» Aim of the exercise: Copy each line that contains the string "matplotlib".

» Data provided:
-- Start --
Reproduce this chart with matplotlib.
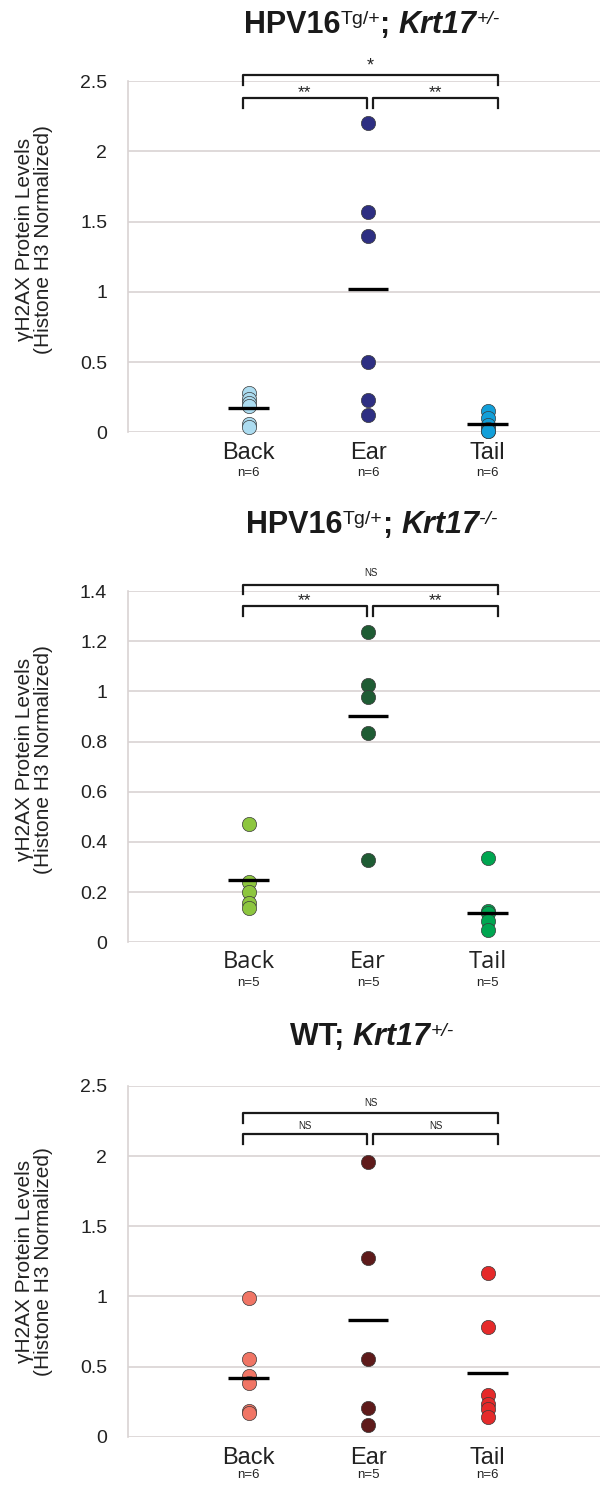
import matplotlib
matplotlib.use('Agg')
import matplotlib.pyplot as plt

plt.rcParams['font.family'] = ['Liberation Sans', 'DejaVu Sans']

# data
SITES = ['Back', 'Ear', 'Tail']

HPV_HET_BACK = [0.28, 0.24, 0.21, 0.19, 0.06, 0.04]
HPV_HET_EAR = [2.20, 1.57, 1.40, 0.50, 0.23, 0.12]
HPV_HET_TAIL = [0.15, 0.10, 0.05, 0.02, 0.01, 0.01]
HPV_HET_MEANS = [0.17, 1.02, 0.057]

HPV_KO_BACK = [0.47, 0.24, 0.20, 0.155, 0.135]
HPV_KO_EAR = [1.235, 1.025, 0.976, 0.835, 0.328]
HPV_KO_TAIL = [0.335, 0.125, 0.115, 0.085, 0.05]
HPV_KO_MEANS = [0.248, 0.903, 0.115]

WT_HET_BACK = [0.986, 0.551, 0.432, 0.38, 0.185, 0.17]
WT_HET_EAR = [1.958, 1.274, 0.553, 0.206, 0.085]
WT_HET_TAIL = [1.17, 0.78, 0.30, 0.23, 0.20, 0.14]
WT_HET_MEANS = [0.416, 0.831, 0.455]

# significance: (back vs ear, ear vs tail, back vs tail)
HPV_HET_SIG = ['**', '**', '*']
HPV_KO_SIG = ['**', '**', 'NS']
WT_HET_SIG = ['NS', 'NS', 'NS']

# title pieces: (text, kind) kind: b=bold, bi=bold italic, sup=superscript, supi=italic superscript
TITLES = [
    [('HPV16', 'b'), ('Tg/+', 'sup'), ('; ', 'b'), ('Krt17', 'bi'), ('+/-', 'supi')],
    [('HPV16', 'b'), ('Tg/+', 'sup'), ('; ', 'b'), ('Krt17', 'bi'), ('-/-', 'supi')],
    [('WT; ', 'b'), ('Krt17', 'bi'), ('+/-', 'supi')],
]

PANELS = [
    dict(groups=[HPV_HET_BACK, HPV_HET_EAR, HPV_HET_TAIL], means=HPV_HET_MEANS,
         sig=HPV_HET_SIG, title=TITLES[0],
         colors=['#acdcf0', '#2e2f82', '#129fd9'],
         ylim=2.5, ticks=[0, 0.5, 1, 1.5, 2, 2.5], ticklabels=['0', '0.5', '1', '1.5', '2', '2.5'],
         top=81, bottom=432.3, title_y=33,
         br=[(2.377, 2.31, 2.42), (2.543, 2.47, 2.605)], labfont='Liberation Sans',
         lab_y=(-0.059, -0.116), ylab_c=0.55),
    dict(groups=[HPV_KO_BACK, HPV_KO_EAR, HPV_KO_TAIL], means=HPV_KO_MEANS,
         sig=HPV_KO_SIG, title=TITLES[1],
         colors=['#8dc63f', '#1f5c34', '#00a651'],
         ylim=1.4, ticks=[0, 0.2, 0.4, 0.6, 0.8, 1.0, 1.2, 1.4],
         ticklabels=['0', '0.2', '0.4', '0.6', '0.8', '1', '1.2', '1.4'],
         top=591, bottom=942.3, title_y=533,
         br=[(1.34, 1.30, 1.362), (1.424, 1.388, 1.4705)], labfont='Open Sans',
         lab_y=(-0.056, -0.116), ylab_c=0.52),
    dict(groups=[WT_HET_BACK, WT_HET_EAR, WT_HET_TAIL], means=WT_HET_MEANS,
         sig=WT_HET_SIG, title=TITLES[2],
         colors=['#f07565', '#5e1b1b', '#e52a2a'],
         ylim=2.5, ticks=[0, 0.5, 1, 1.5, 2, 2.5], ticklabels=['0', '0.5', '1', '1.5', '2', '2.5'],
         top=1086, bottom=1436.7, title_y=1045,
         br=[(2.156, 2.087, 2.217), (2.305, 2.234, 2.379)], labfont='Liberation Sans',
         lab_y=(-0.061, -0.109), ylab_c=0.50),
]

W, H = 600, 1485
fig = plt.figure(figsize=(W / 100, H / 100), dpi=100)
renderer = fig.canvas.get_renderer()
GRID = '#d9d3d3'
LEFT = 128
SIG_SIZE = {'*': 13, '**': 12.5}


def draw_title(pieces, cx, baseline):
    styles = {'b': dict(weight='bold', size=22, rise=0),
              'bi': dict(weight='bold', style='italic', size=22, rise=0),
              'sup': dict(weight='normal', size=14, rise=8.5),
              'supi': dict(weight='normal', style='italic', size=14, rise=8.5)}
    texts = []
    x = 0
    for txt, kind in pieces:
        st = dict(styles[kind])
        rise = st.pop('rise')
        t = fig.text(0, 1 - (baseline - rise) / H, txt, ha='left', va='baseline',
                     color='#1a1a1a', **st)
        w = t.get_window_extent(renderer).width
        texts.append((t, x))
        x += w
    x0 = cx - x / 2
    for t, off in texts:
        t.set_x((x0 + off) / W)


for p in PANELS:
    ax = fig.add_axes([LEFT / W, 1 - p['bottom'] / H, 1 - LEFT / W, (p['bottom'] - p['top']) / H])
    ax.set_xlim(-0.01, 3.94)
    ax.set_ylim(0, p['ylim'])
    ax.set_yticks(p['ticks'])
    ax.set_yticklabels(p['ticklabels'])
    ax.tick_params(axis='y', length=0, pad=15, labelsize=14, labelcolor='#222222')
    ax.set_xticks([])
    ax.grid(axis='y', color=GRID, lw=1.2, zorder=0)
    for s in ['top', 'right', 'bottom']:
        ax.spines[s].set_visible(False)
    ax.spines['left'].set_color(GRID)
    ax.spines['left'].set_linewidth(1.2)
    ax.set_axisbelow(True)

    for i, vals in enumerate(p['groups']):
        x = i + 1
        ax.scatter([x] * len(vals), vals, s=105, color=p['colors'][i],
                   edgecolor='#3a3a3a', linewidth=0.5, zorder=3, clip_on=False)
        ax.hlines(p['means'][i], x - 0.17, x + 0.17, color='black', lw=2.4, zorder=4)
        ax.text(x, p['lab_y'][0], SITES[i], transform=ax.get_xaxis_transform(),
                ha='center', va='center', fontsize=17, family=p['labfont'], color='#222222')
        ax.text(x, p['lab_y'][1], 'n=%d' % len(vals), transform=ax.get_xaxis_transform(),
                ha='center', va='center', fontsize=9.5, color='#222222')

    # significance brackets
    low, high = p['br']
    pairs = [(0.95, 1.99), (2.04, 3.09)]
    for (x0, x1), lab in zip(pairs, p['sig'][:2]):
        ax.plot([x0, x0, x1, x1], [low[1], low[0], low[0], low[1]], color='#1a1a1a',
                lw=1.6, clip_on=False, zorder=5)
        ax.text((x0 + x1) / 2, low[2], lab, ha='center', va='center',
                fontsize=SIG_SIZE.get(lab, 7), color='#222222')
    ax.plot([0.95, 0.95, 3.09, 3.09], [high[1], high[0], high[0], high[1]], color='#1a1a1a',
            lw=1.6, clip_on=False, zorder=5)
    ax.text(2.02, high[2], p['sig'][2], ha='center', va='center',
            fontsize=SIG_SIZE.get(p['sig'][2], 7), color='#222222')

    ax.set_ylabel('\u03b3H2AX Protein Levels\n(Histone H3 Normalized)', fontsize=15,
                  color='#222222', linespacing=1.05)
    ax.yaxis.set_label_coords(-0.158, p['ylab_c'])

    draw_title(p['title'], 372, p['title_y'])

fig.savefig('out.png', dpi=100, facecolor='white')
-- End --
» Output of the exercise:
Reproduce this chart with matplotlib.
import matplotlib
matplotlib.use('Agg')
import matplotlib.pyplot as plt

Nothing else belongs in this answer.